→ What is required: Return the lines below exactly, from the first line to the line that contains "import matplotlib.pyplot as plt". Leave out pictures.
--- BEGIN Material shown ---
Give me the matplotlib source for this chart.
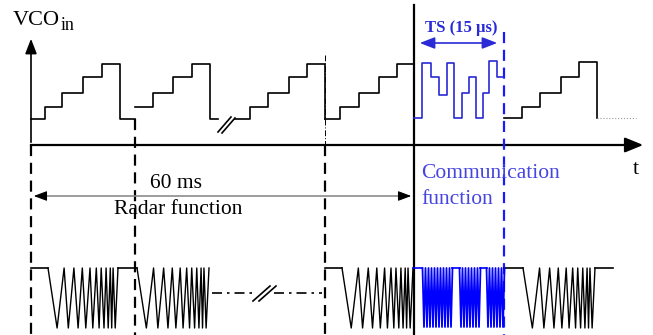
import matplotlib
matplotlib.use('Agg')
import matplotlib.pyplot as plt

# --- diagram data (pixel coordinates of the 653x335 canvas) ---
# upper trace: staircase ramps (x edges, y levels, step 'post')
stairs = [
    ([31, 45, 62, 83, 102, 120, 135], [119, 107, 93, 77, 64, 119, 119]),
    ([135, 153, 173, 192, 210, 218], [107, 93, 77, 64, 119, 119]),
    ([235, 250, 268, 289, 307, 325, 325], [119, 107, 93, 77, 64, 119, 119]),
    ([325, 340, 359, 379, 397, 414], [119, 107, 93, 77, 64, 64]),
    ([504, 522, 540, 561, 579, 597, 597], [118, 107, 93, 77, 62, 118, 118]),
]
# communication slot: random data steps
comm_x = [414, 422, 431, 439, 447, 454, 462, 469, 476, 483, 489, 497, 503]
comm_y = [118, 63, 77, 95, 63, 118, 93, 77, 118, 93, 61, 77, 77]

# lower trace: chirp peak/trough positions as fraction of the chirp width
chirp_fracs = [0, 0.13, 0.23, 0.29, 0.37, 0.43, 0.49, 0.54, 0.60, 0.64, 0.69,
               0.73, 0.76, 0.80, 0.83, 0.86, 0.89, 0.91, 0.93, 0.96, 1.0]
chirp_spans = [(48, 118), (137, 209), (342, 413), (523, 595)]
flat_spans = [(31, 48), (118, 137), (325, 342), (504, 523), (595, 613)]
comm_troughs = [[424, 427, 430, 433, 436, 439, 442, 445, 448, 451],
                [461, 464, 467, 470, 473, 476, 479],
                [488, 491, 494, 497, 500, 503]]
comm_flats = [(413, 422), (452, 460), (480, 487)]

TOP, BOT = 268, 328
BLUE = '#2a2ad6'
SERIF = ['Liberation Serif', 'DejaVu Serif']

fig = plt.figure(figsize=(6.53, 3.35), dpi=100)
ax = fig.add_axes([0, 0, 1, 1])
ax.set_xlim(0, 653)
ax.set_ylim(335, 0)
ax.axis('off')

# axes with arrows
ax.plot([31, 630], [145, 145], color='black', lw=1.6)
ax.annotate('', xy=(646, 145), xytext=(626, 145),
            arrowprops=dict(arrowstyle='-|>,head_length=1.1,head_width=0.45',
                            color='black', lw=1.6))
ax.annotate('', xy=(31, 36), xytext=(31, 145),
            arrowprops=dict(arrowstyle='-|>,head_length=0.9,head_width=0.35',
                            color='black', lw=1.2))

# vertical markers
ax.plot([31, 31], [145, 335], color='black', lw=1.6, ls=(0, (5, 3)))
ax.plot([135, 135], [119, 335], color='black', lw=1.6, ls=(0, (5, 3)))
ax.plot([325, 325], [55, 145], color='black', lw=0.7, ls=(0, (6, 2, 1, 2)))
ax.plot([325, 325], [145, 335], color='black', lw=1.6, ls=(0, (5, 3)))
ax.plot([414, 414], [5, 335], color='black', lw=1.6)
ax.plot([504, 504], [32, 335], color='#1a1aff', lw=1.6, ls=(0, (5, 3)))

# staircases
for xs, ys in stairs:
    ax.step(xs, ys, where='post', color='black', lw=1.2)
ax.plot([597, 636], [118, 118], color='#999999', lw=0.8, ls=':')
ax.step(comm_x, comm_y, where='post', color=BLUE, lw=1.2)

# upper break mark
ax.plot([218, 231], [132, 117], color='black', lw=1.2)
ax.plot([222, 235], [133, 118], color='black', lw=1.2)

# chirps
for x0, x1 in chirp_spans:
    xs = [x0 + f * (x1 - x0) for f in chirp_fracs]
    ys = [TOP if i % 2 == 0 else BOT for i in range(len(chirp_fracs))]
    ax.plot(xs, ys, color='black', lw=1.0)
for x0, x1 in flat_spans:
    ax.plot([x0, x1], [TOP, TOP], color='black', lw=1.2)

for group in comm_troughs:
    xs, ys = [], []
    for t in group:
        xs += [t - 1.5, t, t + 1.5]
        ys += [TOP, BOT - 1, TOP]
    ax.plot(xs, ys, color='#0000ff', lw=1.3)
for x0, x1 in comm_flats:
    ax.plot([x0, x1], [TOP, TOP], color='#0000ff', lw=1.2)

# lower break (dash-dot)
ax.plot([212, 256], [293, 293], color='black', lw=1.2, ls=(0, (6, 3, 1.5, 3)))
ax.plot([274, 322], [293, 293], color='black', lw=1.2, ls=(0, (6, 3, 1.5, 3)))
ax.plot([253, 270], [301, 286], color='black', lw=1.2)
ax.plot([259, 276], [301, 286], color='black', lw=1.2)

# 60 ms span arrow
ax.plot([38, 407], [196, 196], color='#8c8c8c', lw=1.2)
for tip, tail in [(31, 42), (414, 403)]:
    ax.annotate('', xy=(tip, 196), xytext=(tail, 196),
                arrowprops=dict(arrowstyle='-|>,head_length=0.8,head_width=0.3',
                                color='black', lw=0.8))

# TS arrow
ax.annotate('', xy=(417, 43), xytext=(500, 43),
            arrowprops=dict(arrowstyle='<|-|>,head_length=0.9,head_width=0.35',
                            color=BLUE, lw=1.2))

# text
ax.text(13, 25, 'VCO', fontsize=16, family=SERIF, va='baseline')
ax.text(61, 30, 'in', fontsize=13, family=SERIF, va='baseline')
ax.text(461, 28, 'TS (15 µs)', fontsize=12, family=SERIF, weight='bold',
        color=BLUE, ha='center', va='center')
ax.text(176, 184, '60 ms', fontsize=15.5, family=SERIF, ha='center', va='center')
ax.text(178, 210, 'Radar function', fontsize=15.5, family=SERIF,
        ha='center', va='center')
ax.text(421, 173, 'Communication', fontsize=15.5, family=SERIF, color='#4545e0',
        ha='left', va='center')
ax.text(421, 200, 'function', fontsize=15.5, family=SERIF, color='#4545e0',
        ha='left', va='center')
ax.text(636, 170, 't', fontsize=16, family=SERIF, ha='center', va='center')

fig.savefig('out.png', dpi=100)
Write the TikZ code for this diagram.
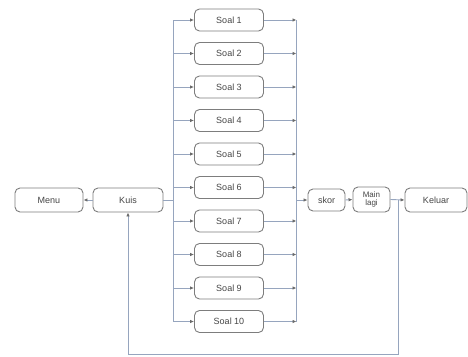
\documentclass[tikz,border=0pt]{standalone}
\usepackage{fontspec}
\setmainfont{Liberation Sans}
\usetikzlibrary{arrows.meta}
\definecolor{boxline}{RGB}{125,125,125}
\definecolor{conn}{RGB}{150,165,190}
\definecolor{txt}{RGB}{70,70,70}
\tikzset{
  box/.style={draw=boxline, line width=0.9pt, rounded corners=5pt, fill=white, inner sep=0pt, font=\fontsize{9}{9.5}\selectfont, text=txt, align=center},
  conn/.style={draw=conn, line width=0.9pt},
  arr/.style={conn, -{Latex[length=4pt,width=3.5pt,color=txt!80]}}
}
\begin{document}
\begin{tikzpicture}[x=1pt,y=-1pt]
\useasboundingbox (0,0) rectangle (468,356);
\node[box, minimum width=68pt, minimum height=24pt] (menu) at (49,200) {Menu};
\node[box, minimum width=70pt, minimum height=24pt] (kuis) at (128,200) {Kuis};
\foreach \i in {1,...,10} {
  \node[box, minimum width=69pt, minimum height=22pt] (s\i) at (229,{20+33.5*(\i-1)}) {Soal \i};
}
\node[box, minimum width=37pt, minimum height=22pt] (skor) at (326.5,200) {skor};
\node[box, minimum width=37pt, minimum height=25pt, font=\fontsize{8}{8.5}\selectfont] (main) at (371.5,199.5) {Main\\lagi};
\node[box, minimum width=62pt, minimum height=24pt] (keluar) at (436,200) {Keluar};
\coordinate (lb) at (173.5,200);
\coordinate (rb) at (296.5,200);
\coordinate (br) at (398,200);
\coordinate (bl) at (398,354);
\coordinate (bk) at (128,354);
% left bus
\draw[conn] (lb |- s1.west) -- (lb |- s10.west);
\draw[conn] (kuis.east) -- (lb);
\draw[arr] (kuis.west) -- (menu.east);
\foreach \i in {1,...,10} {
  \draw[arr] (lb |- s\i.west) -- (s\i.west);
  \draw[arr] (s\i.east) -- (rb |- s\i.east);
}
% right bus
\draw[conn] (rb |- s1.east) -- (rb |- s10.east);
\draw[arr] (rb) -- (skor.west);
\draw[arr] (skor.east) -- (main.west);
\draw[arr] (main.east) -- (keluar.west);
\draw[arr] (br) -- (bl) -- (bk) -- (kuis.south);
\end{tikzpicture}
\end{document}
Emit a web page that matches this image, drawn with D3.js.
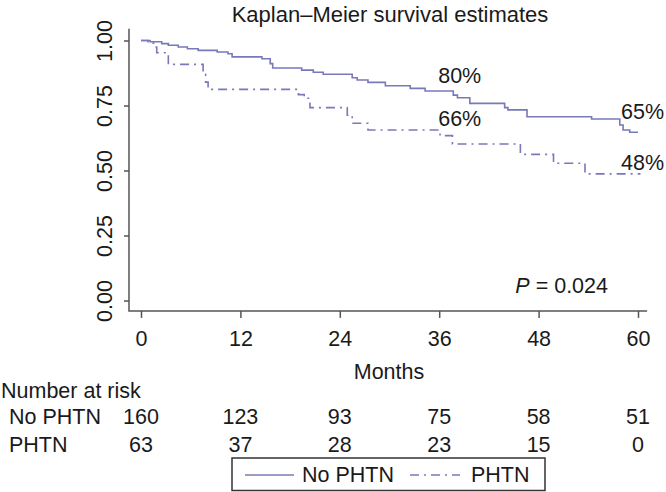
--- END Material shown ---
→ Written reply:
Give me the matplotlib source for this chart.
import matplotlib
matplotlib.use('Agg')
import matplotlib.pyplot as plt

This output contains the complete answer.